In one typical case, the Milwaukee Metropolitan Sewerage District has spent $4 billion over the past two decades on gray remedies, adding 494 million gallons of deep-tunnel storage. But when a major rainstorm hit late on a Saturday afternoon in June 2008, the runoff was on track to fill the entire system in just 56 minutes.District managers had to divert combined wastes into area waterways and reserve the deep tunnels to retain separated household wastes, which also overflowed as the storm continued over the next three days. To prevent that kind of mess in the future, the district is now spending $300 million to preserve open space along local waterways. It also recently paid market prices to remove 75 homes in a downtown neighborhood, adding the land to a city park that doubles as a flood retention pond.
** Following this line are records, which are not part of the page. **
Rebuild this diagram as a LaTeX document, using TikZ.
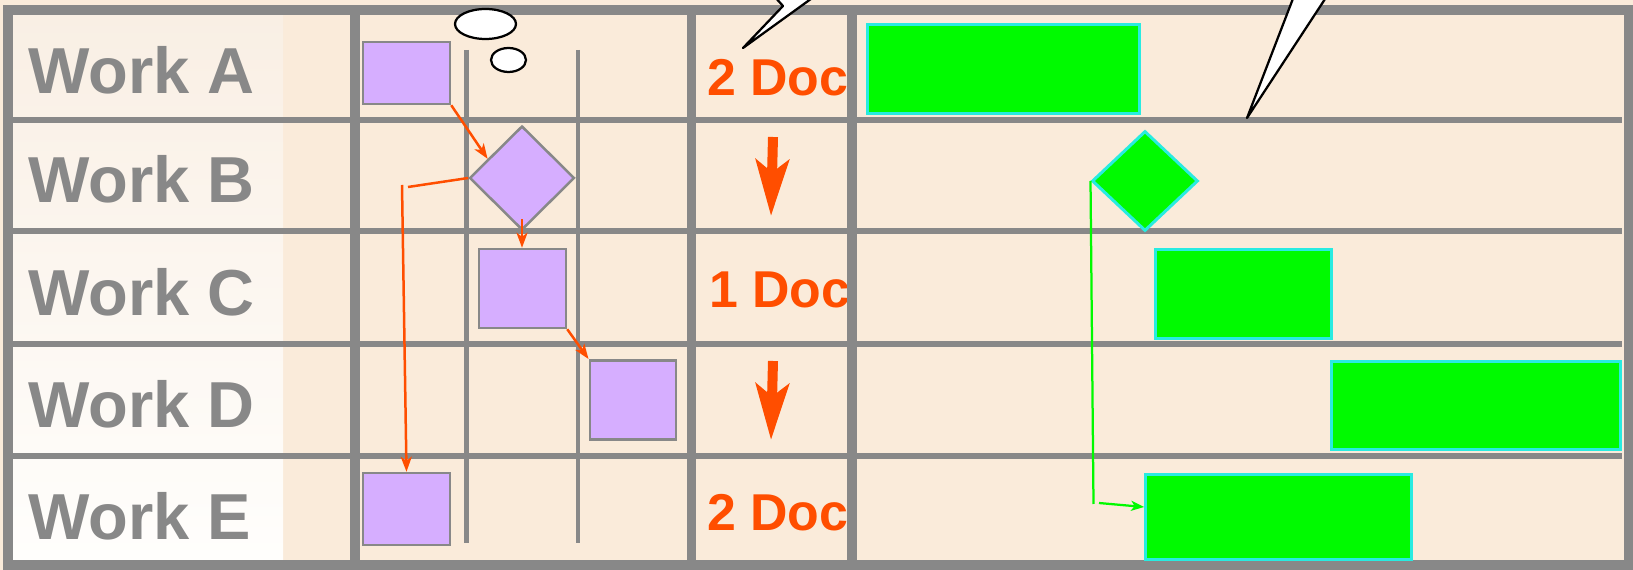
\documentclass[tikz,border=0pt]{standalone}
\usepackage{fontspec}
\setmainfont{Liberation Sans}
\usetikzlibrary{shapes.geometric,positioning,calc,arrows.meta}

\definecolor{sheet}{RGB}{250,235,218}
\definecolor{labeltop}{RGB}{249,239,228}
\definecolor{labelbottom}{RGB}{255,254,252}
\definecolor{rule}{RGB}{136,136,136}
\definecolor{lavender}{RGB}{214,174,255}
\definecolor{docred}{RGB}{255,78,0}
\definecolor{barfill}{RGB}{0,250,0}
\definecolor{barline}{RGB}{40,235,225}

\begin{document}
\begin{tikzpicture}[x=0.02cm, y=-0.02cm]

        \useasboundingbox (0,0) rectangle (1633,570);
        \clip (0,0) rectangle (1633,570);

        \tikzset{
            worklabel/.style={anchor=base west, inner sep=0, text=rule,
                font=\fontsize{37}{40}\selectfont\bfseries},
            doclabel/.style={anchor=base west, inner sep=0, text=docred,
                font=\fontsize{29.5}{34}\selectfont\bfseries},
            boxsize/.style 2 args={minimum width=#1, minimum height=#2},
            task/.style={draw=rule, fill=lavender, line width=0.05cm, inner sep=0},
            gate/.style={task, diamond},
            bar/.style={draw=barline, fill=barfill, line width=0.06cm, inner sep=0},
            hold/.style={bar, diamond},
            frame/.style={draw=rule, line width=0.19cm},
            rowline/.style={draw=rule, line width=0.11cm},
            thinline/.style={draw=rule, line width=0.09cm},
            linkline/.style={draw=docred, line width=0.05cm},
            link/.style={linkline, -{Stealth[length=0.3cm, width=0.22cm, inset=0.08cm]}},
            flowline/.style={draw=barfill, line width=0.045cm},
            flow/.style={flowline, -{Stealth[length=0.26cm, width=0.2cm, inset=0.07cm]}},
            bigdown/.style={draw=docred, line width=0.2cm,
                -{Stealth[length=1.12cm, width=0.66cm, inset=0.25cm]}},
            bubble/.style={draw=black, fill=white, line width=0.045cm, line join=round}
        }

        % sheet and label column
        \fill[sheet] (0,0) rectangle (1633,570);
        \shade[top color=labeltop, bottom color=labelbottom] (13,14) rectangle (283,561);

        \node[worklabel] (workA) at (28,94) {Work A};
        \node[worklabel] (workB) at (28,203) {Work B};
        \node[worklabel] (workC) at (28,315.5) {Work C};
        \node[worklabel] (workD) at (28,428) {Work D};
        \node[worklabel] (workE) at (28,539.5) {Work E};

        \node[doclabel] (docA) at (707,96) {2 Doc};
        \node[doclabel] (docC) at (709,308) {1 Doc};
        \node[doclabel] (docE) at (707,531) {2 Doc};

        % grid
        \foreach \y in {120,231,344,456}
            \draw[rowline] (8,\y) -- (1622,\y);
        \foreach \x in {466.5,578}
            \draw[thinline] (\x,50) -- (\x,543);
        \foreach \x in {355,691.5,852}
            \draw[frame] (\x,10) -- (\x,565);
        \draw[frame] (8,10) rectangle (1629,565);

        % flow chart
        \node[task, boxsize={1.74cm}{1.24cm}] (taskA) at (406.5,73) {};
        \node[gate, boxsize={2.1cm}{2.08cm}] (taskB) at (522,178) {};
        \node[task, boxsize={1.74cm}{1.58cm}] (taskC) at (522.5,288.5) {};
        \node[task, boxsize={1.73cm}{1.59cm}] (taskD) at (633,400) {};
        \node[task, boxsize={1.74cm}{1.44cm}] (taskE) at (406.5,509) {};

        \coordinate (bendB) at (408,187);
        \coordinate (dropE) at (402,185);

        \draw[link] (taskA.south east) -- ($(taskB.west)!0.36!(taskB.north)$);
        \draw[link] ($(taskB.south)+(0,-12)$) -- (taskB.south |- taskC.north);
        \draw[link] (taskC.south east) -- (taskD.north west);
        \draw[linkline] (taskB.west) -- (bendB);
        \draw[link] (dropE) -- (taskE.north);

        % documents handed down
        \coordinate (downB) at (773,137);
        \coordinate (tipB) at (771,216);
        \coordinate (downD) at (773,361);
        \coordinate (tipD) at (771,440);
        \draw[bigdown] (downB) -- (tipB);
        \draw[bigdown] (downD) -- (tipD);

        % schedule bars
        \node[bar, boxsize={5.44cm}{1.79cm}] (barA) at (1003.5,68.75) {};
        \node[hold, boxsize={2.12cm}{2cm}] (barB) at (1145,181) {};
        \node[bar, boxsize={3.54cm}{1.79cm}] (barC) at (1243.5,293.75) {};
        \node[bar, boxsize={5.77cm}{1.78cm}] (barD) at (1476,405.5) {};
        \node[bar, boxsize={5.31cm}{1.72cm}] (barE) at (1278.3,517) {};

        \coordinate (holdEnd) at (1093.5,504);
        \coordinate (holdFoot) at (1099,503);
        \draw[flowline] (barB.west) -- (holdEnd);
        \draw[flow] (holdFoot) -- ($(barE.west)+(0,-10)$);

        % callouts
        \draw[bubble] (774,-4) -- (783,6) -- (743,48) -- (815,-4) -- cycle;
        \draw[bubble] (1294,-4) -- (1247,118) -- (1327,-4) -- cycle;
        \node[bubble, ellipse, inner sep=0, minimum width=1.22cm,
            minimum height=0.6cm] (puffA) at (485.5,24) {};
        \node[bubble, ellipse, inner sep=0, minimum width=0.7cm,
            minimum height=0.48cm] (puffB) at (508.5,60) {};

\end{tikzpicture}
\end{document}
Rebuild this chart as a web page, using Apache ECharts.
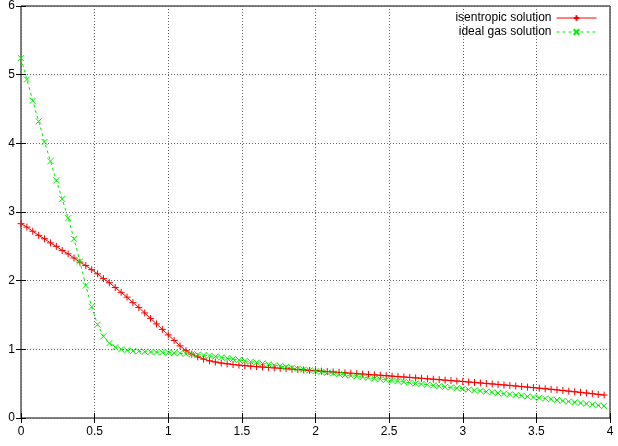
<!DOCTYPE html>
<html>
<head>
<meta charset="utf-8">
<script src="https://cdn.jsdelivr.net/npm/echarts@6/dist/echarts.min.js"></script>
<style>
  html, body { margin: 0; padding: 0; background: #fff; }
  #chart { width: 618px; height: 446px; }
</style>
</head>
<body>
<div id="chart"></div>
<script>
// sample positions along x
var xs = [
  0.00, 0.04, 0.08, 0.12, 0.16, 0.20, 0.24, 0.28, 0.32, 0.36,
  0.40, 0.44, 0.48, 0.52, 0.56, 0.60, 0.64, 0.68, 0.72, 0.76,
  0.80, 0.84, 0.88, 0.92, 0.96, 1.00, 1.04, 1.08, 1.12, 1.16,
  1.20, 1.24, 1.28, 1.32, 1.36, 1.40, 1.44, 1.48, 1.52, 1.56,
  1.60, 1.64, 1.68, 1.72, 1.76, 1.80, 1.84, 1.88, 1.92, 1.96,
  2.00, 2.04, 2.08, 2.12, 2.16, 2.20, 2.24, 2.28, 2.32, 2.36,
  2.40, 2.44, 2.48, 2.52, 2.56, 2.60, 2.64, 2.68, 2.72, 2.76,
  2.80, 2.84, 2.88, 2.92, 2.96, 3.00, 3.04, 3.08, 3.12, 3.16,
  3.20, 3.24, 3.28, 3.32, 3.36, 3.40, 3.44, 3.48, 3.52, 3.56,
  3.60, 3.64, 3.68, 3.72, 3.76, 3.80, 3.84, 3.88, 3.92, 3.96
];

var isentropic = [
  2.83, 2.78, 2.72, 2.66, 2.61, 2.55, 2.50, 2.44, 2.39, 2.33,
  2.27, 2.22, 2.16, 2.10, 2.03, 1.97, 1.90, 1.83, 1.76, 1.68,
  1.61, 1.53, 1.45, 1.37, 1.29, 1.21, 1.13, 1.05, 0.98, 0.93,
  0.89, 0.858, 0.833, 0.815, 0.800, 0.789, 0.779, 0.770, 0.762, 0.755,
  0.748, 0.742, 0.736, 0.730, 0.724, 0.718, 0.712, 0.706, 0.700, 0.694,
  0.688, 0.682, 0.676, 0.670, 0.664, 0.658, 0.652, 0.646, 0.640, 0.634,
  0.628, 0.622, 0.616, 0.610, 0.603, 0.597, 0.591, 0.584, 0.578, 0.571,
  0.565, 0.558, 0.551, 0.545, 0.538, 0.531, 0.524, 0.517, 0.510, 0.503,
  0.496, 0.489, 0.481, 0.474, 0.466, 0.458, 0.450, 0.442, 0.434, 0.426,
  0.418, 0.409, 0.400, 0.391, 0.382, 0.373, 0.364, 0.354, 0.344, 0.334
];

var idealGas = [
  5.24, 4.93, 4.62, 4.32, 4.02, 3.74, 3.46, 3.19, 2.91, 2.61,
  2.28, 1.93, 1.62, 1.36, 1.19, 1.09, 1.03, 1.00, 0.985, 0.975,
  0.970, 0.965, 0.962, 0.960, 0.957, 0.953, 0.948, 0.942, 0.936, 0.930,
  0.922, 0.915, 0.905, 0.894, 0.882, 0.870, 0.858, 0.846, 0.833, 0.820,
  0.807, 0.794, 0.781, 0.768, 0.756, 0.743, 0.731, 0.718, 0.706, 0.694,
  0.682, 0.671, 0.660, 0.649, 0.638, 0.627, 0.617, 0.606, 0.596, 0.585,
  0.575, 0.564, 0.554, 0.544, 0.534, 0.524, 0.514, 0.504, 0.494, 0.484,
  0.474, 0.464, 0.454, 0.444, 0.434, 0.424, 0.414, 0.404, 0.394, 0.384,
  0.374, 0.364, 0.354, 0.344, 0.334, 0.324, 0.314, 0.304, 0.294, 0.284,
  0.273, 0.262, 0.251, 0.240, 0.229, 0.218, 0.207, 0.196, 0.185, 0.174
];

var seriesNames = ["isentropic solution", "ideal gas solution"];

var chart = echarts.init(document.getElementById("chart"), null, { renderer: "canvas" });

var fontFamily = "Liberation Sans, Arial, sans-serif";
var gridLine = { show: true, lineStyle: { color: "#666", type: [1, 2], width: 1 } };
var tickStyle = { show: true, inside: true, length: 5, lineStyle: { color: "#000" } };
var labelStyle = { color: "#000", fontSize: 12, fontFamily: fontFamily };

function pairs(ys) {
  return xs.map(function (x, i) { return [x, ys[i]]; });
}

var option = {
  animation: false,
  backgroundColor: "#fff",
  grid: {
    left: 21, right: 8, top: 6, bottom: 28,
    show: true, borderColor: "#000", borderWidth: 1, backgroundColor: "transparent"
  },
  legend: {
    data: seriesNames,
    orient: "vertical",
    right: 16, top: 7,
    align: "right",
    itemWidth: 40, itemHeight: 7, itemGap: 2,
    lineStyle: { width: 1 },
    textStyle: { color: "#000", fontSize: 12, fontFamily: fontFamily }
  },
  xAxis: [
    {
      type: "value", min: 0, max: 4, interval: 0.5,
      axisLine: { show: false },
      axisTick: tickStyle,
      axisLabel: Object.assign({ margin: 8 }, labelStyle),
      splitLine: gridLine
    },
    {
      type: "value", min: 0, max: 4, interval: 0.5, position: "top",
      axisLine: { show: false }, axisTick: tickStyle,
      axisLabel: { show: false }, splitLine: { show: false }
    }
  ],
  yAxis: [
    {
      type: "value", min: 0, max: 6, interval: 1,
      axisLine: { show: false },
      axisTick: tickStyle,
      axisLabel: Object.assign({ margin: 6 }, labelStyle),
      splitLine: gridLine
    },
    {
      type: "value", min: 0, max: 6, interval: 1, position: "right",
      axisLine: { show: false }, axisTick: tickStyle,
      axisLabel: { show: false }, splitLine: { show: false }
    }
  ],
  series: [
    {
      name: seriesNames[0],
      type: "line",
      data: pairs(isentropic),
      symbol: "path://M5,0L5,10M0,5L10,5",
      symbolSize: 7,
      showAllSymbol: true,
      lineStyle: { color: "#ff0000", width: 1 },
      itemStyle: { color: "#ff0000", borderColor: "#ff0000", borderWidth: 1 },
      emphasis: { disabled: true }
    },
    {
      name: seriesNames[1],
      type: "line",
      data: pairs(idealGas),
      symbol: "path://M0,0L10,10M10,0L0,10",
      symbolSize: 6,
      showAllSymbol: true,
      lineStyle: { color: "#00ee00", width: 1, type: [3, 3] },
      itemStyle: { color: "#00ee00", borderColor: "#00ee00", borderWidth: 1 },
      emphasis: { disabled: true }
    }
  ]
};

chart.setOption(option);
</script>
</body>
</html>
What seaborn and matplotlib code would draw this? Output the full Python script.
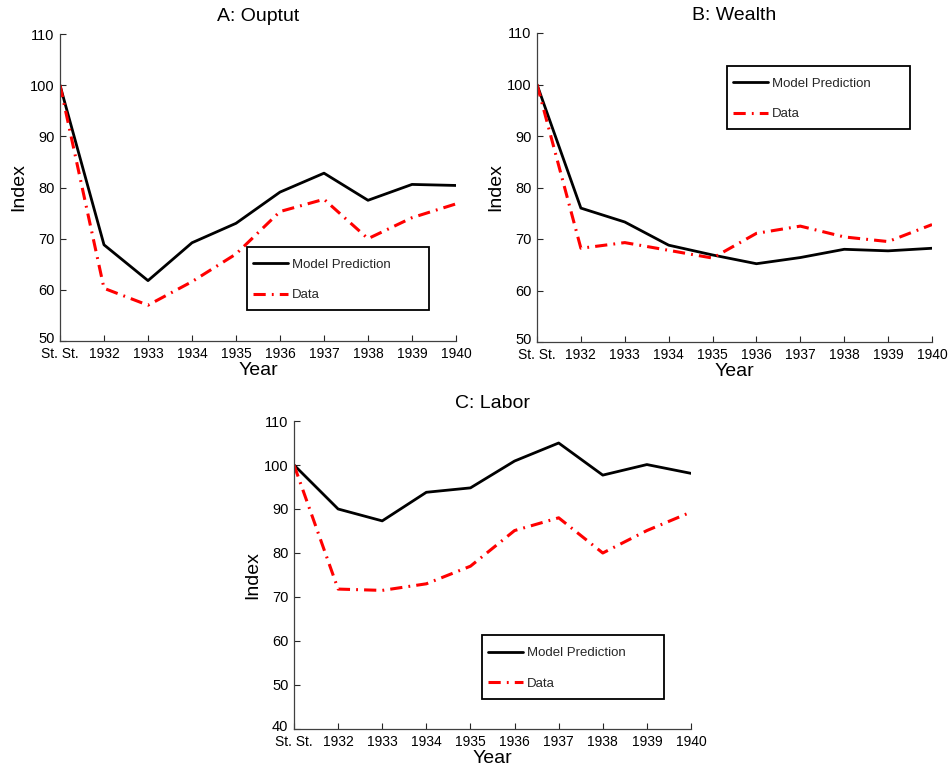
import numpy as np
import pandas as pd
import matplotlib
matplotlib.use("Agg")
import matplotlib.pyplot as plt
import matplotlib.transforms as mtransforms
from matplotlib.patches import Rectangle
import seaborn as sns

years = ["St. St.", "1932", "1933", "1934", "1935", "1936", "1937", "1938", "1939", "1940"]

output_model = [100.0, 68.8, 61.8, 69.2, 73.0, 79.1, 82.8, 77.5, 80.6, 80.4]
output_data = [100.0, 60.3, 57.0, 61.6, 67.0, 75.3, 77.7, 70.0, 74.1, 76.8]

wealth_model = [100.0, 76.0, 73.3, 68.8, 66.9, 65.2, 66.4, 68.0, 67.7, 68.2]
wealth_data = [100.0, 68.2, 69.3, 67.8, 66.3, 71.1, 72.5, 70.4, 69.5, 72.8]

labor_model = [100.0, 90.0, 87.3, 93.8, 94.8, 100.9, 105.0, 97.7, 100.1, 98.1]
labor_data = [100.0, 71.8, 71.5, 73.0, 77.0, 85.1, 88.0, 80.0, 85.1, 89.3]

titles = ["A: Ouptut", "B: Wealth", "C: Labor"]

sns.set_style("ticks")
plt.rcParams["font.family"] = ["Liberation Sans", "DejaVu Sans"]
plt.rcParams["xtick.direction"] = "in"
plt.rcParams["ytick.direction"] = "in"

W, H = 950, 767
fig = plt.figure(figsize=(W / 100, H / 100), dpi=100)

def px_axes(l, t, r, b):
    return fig.add_axes([l / W, 1 - b / H, (r - l) / W, (b - t) / H])

# layout in figure pixels: axes rect (l, t, r, b) and legend box (l, t, r, b)
panels = [
    dict(rect=(60, 34, 456, 341), box=(247, 247, 429, 310), ylim=(50, 110),
         model=output_model, data=output_data, yt=np.arange(50, 111, 10)),
    dict(rect=(537, 33, 932, 342), box=(727, 66, 910, 129), ylim=(50, 110),
         model=wealth_model, data=wealth_data, yt=np.arange(50, 111, 10)),
    dict(rect=(294, 421, 691, 729), box=(482, 635, 664, 699), ylim=(40, 110),
         model=labor_model, data=labor_data, yt=np.arange(40, 111, 10)),
]

for p, title in zip(panels, titles):
    l, t, r, b = p["rect"]
    ax = px_axes(l, t, r, b)
    xpos = np.arange(len(years))
    df = pd.DataFrame({"x": xpos, "model": p["model"], "data": p["data"]})
    sns.lineplot(data=df, x="x", y="model", ax=ax, color="black", lw=2.0,
                 label="Model Prediction")
    sns.lineplot(data=df, x="x", y="data", ax=ax, color="#ff0000", lw=2.2,
                 linestyle=(0, (4.0, 2.0, 0.6, 2.0)), label="Data")
    ax.set_xlim(0, 9)
    ax.set_ylim(*p["ylim"])
    ax.set_xticks(xpos)
    ax.set_xticklabels(years, fontsize=10)
    ax.set_yticks(p["yt"])
    ax.set_yticklabels([str(v) for v in p["yt"]], fontsize=10.5)
    ax.tick_params(axis="x", length=4, width=0.8, pad=4.5, colors="#262626", labelcolor="black")
    ax.tick_params(axis="y", length=4, width=0.8, pad=4, colors="#262626", labelcolor="black")
    # lift the lowest y label a touch so it sits just above "St. St."
    low = ax.get_yticklabels()[0]
    low.set_transform(low.get_transform() +
                      mtransforms.ScaledTranslation(0, 2.5 / 72, fig.dpi_scale_trans))
    for s in ["top", "right"]:
        ax.spines[s].set_visible(False)
    for s in ["left", "bottom"]:
        ax.spines[s].set_color("#404040")
        ax.spines[s].set_linewidth(0.9)
    ax.set_title(title, fontsize=14, pad=9, color="black")
    ax.set_xlabel("Year", fontsize=14, labelpad=0.5, color="black")
    ax.set_ylabel("Index", fontsize=14, labelpad=1.5, color="black")

    # legend box
    bl, bt, br, bb = p["box"]
    aw, ah = r - l, b - t
    fx0 = (bl - l) / aw
    fy0 = (b - bb) / ah
    rect = Rectangle((fx0, fy0), (br - bl) / aw, (bb - bt) / ah, transform=ax.transAxes,
                     facecolor="white", edgecolor="black", linewidth=1.3, zorder=5,
                     clip_on=False)
    ax.add_patch(rect)
    leg = ax.legend(loc="center left",
                    bbox_to_anchor=((bl + 6 - l) / aw, (b - (bt + bb) / 2 - 1.5) / ah),
                    fontsize=9.5, frameon=False, borderaxespad=0, borderpad=0,
                    handlelength=2.65, handletextpad=0.3, labelspacing=1.38)
    leg.set_zorder(6)

fig.savefig("out.png", dpi=100)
Likewise in Philadelphia, a 2009 study compared gray CSO prevention measures (adding more deep tunnels) with a green infrastructure approach that aimed to halve the runoff from existing impervious surfaces at roughly the same cost. Stratus Consulting, based in Boulder, Colo., estimated that the gray approach would produce $122 million in benefits over 40 years after subtracting construction costs. For the green alternative, the net benefits added up to $2.8 billion—more than 20 times as much—including improved property values, increased recreational opportunities and avoided heat-stress deaths.
Those kinds of numbers have attracted widespread interest. For instance, an innovative proposal from the Center for Neighborhood Technology in Chicago would fund tree planting and other green infrastructure programs with municipal bonds based on the projected increase in real estate values and tax revenues such programs produce. But there has been only cautious interest so far because it’s unclear whether enforcement officials at the Environmental Protection Agency will accept green infrastructure as a tool for CSO prevention. Even so, Philadelphia recently launched the largest green infrastructure program in the country to transform the city over the next 20 years at a cost of $1.6 billion. The city is also adjusting its water and sewer fee structure so that commercial users pay, in part, based on a property’s impervious surface area—a measure of stormwater runoff. Howard Neukrug, director of the city’s Office of Watersheds, described the program as an attempt to “break down some of the barriers against nature and deal with rainwater where it lands.” Despite reservations about the cost, The Philadelphia Inquirer summed up neighborhood response this way: “What’s not to like about cleaner air, cooler houses and prettier streets?”